Because Hubbard had so much trouble playing, the evening’s focus inevitably shifted to his compositions, just as it does on the new album, On the Real Side, which is, after all, a collaboration with the New Jazz Composers Octet. For a long time, his virtuosic performances had obscured his writing, but now that the virtuosity was gone, maybe it was time to appreciate his compositions.

“What’s most interesting to me as a musician,” noted Weiss, “are not the popular tunes like ‘Red Clay’ or ‘Up Jumped Spring,’ but rather the more complex pieces like ‘True Colors,’ ‘For B.P.’ and ‘Outer Forces.’ His pieces can be dark and complicated, but they always have real melodies. And Freddie has a unique rhythm to the way he plays, even the way he walks-a swaggering kind of strut.

“‘Lifeflight’ is my favorite on the new record. It’s got a strong melody with an interesting rhythmic counterpoint. When you expand his pieces from a quartet to an octet, all the hip tendencies in the tune, all the unusual grooves and harmonies, get more weight and have more of an impact.”

“When I was younger,” Hubbard admitted, “I was more into proving I could play. I wrote a lot of things, but they got overshadowed by the playing. But I can’t play that way anymore.”

But he can’t seem to stop himself from trying. Again and again at Iridium, he would pick up the more forgiving flugelhorn, his main instrument these days, and try to blast out his diamond-sharp and diamond-hard phrases of yore. Some musicians onstage turned their heads as if uncomfortable with the awkward results. Others, like Curtis Fuller, were so glad to see Hubbard onstage at all that they smiled as they watched him give it everything he had.

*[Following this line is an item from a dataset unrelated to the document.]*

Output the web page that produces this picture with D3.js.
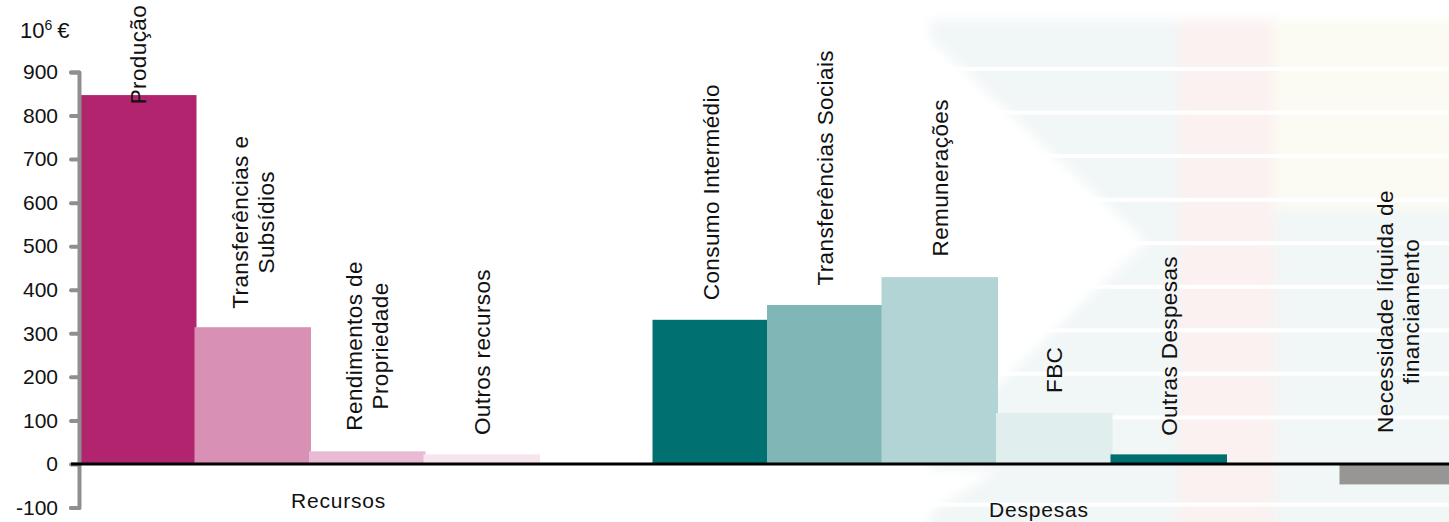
<!DOCTYPE html>
<html>
<head>
<meta charset="utf-8">
<script src="https://cdn.jsdelivr.net/npm/d3@7"></script>
<style>
  html, body { margin: 0; padding: 0; background: #ffffff; }
  svg { display: block; font-family: "Liberation Sans", Arial, sans-serif; }
</style>
</head>
<body>
<svg id="chart" width="1449" height="522"></svg>
<script>
// ---- data ----
const categories = [
  "Produção", "Transferências e Subsídios", "Rendimentos de Propriedade", "Outros recursos",
  "gap1",
  "Consumo Intermédio", "Transferências Sociais", "Remunerações", "FBC", "Outras Despesas",
  "gap2",
  "Necessidade líquida de financiamento"
];
const labelLines = [
  ["Produção"], ["Transferências e", "Subsídios"], ["Rendimentos de", "Propriedade"], ["Outros recursos"],
  [],
  ["Consumo Intermédio"], ["Transferências Sociais"], ["Remunerações"], ["FBC"], ["Outras Despesas"],
  [],
  ["Necessidade líquida  de", "financiamento"]
];
const values = [847, 314, 29, 22, null, 331, 365, 429, 117, 22, null, -47];
// value (in 10^6 €) at which each rotated label is centred
const labelAt = [940, 555, 271, 257, null, 624, 680, 657, 216, 271, null, 350];
const barColors = [
  "#b2246e", "#d990b5", "#e9bad3", "#f7e5ee", null,
  "#007070", "#80b6b6", "#b3d4d4", "#e1eeee", "#006f6f", null,
  "#979695"
];
const yTicks = [-100, 0, 100, 200, 300, 400, 500, 600, 700, 800, 900];
const groupLabels = ["Recursos", "Despesas"];
const groupAnchor = ["Outros recursos", "FBC"]; // categories near which the group label sits

// ---- layout ----
const svg = d3.select("#chart");
const W = 1449, H = 522;
const axisX = 79;

const x = d3.scaleBand().domain(categories).range([81, 1455]).paddingInner(0).paddingOuter(0);
const y = d3.scaleLinear().domain([-100, 900]).range([507.5, 72]);

// ---- faint slide background ----
const defs = svg.append("defs");
defs.append("filter").attr("id", "soft").append("feGaussianBlur").attr("stdDeviation", 6);
const bg = svg.append("g");
const tint = bg.append("g").attr("filter", "url(#soft)");
tint.append("rect").attr("x", 930).attr("y", 20).attr("width", W - 900).attr("height", H).attr("fill", "#f1f6f6");
tint.append("rect").attr("x", 1178).attr("y", 20).attr("width", 96).attr("height", H).attr("fill", "#fcf1f1");
tint.append("rect").attr("x", 1274).attr("y", 20).attr("width", W - 1250).attr("height", 190).attr("fill", "#fbfbf3");
tint.append("polygon").attr("points", "900,10 1147,242 900,480").attr("fill", "#ffffff");
tint.append("polygon").attr("points", "900,470 1000,470 900,530").attr("fill", "#ffffff");
// white gridlines of the background
bg.selectAll("line.grid").data(yTicks.filter(d => d !== 0)).join("line")
  .attr("class", "grid")
  .attr("x1", 81).attr("x2", W)
  .attr("y1", d => y(d) - 3).attr("y2", d => y(d) - 3)
  .attr("stroke", "#ffffff").attr("stroke-width", 4);

// ---- bars ----
const barData = categories.map((c, i) => ({ c, v: values[i], col: barColors[i], lines: labelLines[i], at: labelAt[i] }))
  .filter(d => d.v !== null);

svg.append("g").selectAll("rect").data(barData).join("rect")
  .attr("x", d => x(d.c) - 1)
  .attr("width", x.bandwidth() + 2)
  .attr("y", d => y(Math.max(0, d.v)))
  .attr("height", d => Math.abs(y(d.v) - y(0)))
  .attr("fill", d => d.col);

// ---- y axis ----
const yAxis = d3.axisLeft(y).tickValues(yTicks).tickSize(8).tickSizeOuter(8).tickPadding(13).tickFormat(d => String(d));
const gy = svg.append("g").attr("transform", `translate(${axisX},0)`).call(yAxis);
gy.select(".domain").attr("stroke", "#8f8f8f").attr("stroke-width", 4).attr("stroke-linejoin", "round").attr("stroke-linecap", "round").attr("fill", "none");
gy.selectAll(".tick line").attr("stroke", "#8f8f8f").attr("stroke-width", 4).attr("stroke-linecap", "round");
gy.selectAll(".tick text").attr("font-size", 21).attr("fill", "#111").attr("font-family", "Liberation Sans, Arial, sans-serif");

// ---- zero line ----
svg.append("line")
  .attr("x1", axisX - 8).attr("x2", W)
  .attr("y1", y(0)).attr("y2", y(0))
  .attr("stroke", "#000").attr("stroke-width", 3);

// ---- unit label ----
const unit = svg.append("text").attr("x", 20).attr("y", 38).attr("font-size", 22).attr("fill", "#111");
unit.append("tspan").text("10");
unit.append("tspan").attr("font-size", 14).attr("dy", -8).text("6");
unit.append("tspan").attr("dy", 8).attr("dx", 5).text("€");

// ---- rotated category labels ----
const lineGap = 26;
const lbl = svg.append("g").selectAll("g").data(barData).join("g")
  .attr("transform", d => `translate(${x(d.c) + x.bandwidth() / 2},${y(d.at)}) rotate(-90)`);
lbl.each(function (d) {
  const n = d.lines.length;
  d3.select(this).selectAll("text").data(d.lines).join("text")
    .attr("x", 0)
    .attr("y", (t, i) => (i - (n - 1) / 2) * lineGap)
    .attr("dy", "0.36em")
    .attr("text-anchor", "middle")
    .attr("font-size", 22.5)
    .attr("letter-spacing", 0.4)
    .attr("fill", "#111")
    .text(t => t);
});

// ---- group labels ----
svg.append("text").attr("x", x(groupAnchor[0]) - 86).attr("y", 508)
  .attr("text-anchor", "middle").attr("font-size", 21).attr("letter-spacing", 0.8).attr("fill", "#111").text(groupLabels[0]);
svg.append("text").attr("x", x(groupAnchor[1]) + 42).attr("y", 517)
  .attr("text-anchor", "middle").attr("font-size", 21).attr("letter-spacing", 0.8).attr("fill", "#111").text(groupLabels[1]);
</script>
</body>
</html>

“The years have taken a toll,” Spaulding acknowledged, “so I don’t know if he’ll be able to continue or not. We gave him all the support we possibly could at the Iridium. He seemed like he was enjoying it. It’s been a struggle these past few years, but his spirit is still there. I have to admire him for that. I would have shut down myself, gotten a teaching job or something.”

Hubbard remained horizontal on his hotel bed for the entire interview, but he perked up when asked if he ever considered quitting. He propped himself up on one elbow and stared straight at the interviewer in the bedside chair.

“After I had the lip operation, I couldn’t get that sound I wanted,” he confessed. “That was discouraging. I was worried more about how I sounded than in getting healthy. I would get set to get the sound I wanted-I could hear it in my head-but I couldn’t get it to come out. I thought about stopping, but I made up my mind I was going to continue to play. A lot of guys quit, but that’s a mistake unless you’ve got a lot of money stashed somewhere.”

He sank back on his pillow. “Most people in the entertainment business won’t admit they’re getting old. Miles used to wear those young people’s clothes, and people would come for what he was wearing more than for what he was playing. I’m naïve in the same way. I put color in my hair because I don’t want gray hair on my head. I ask myself, ‘Why not?’ I don’t know.”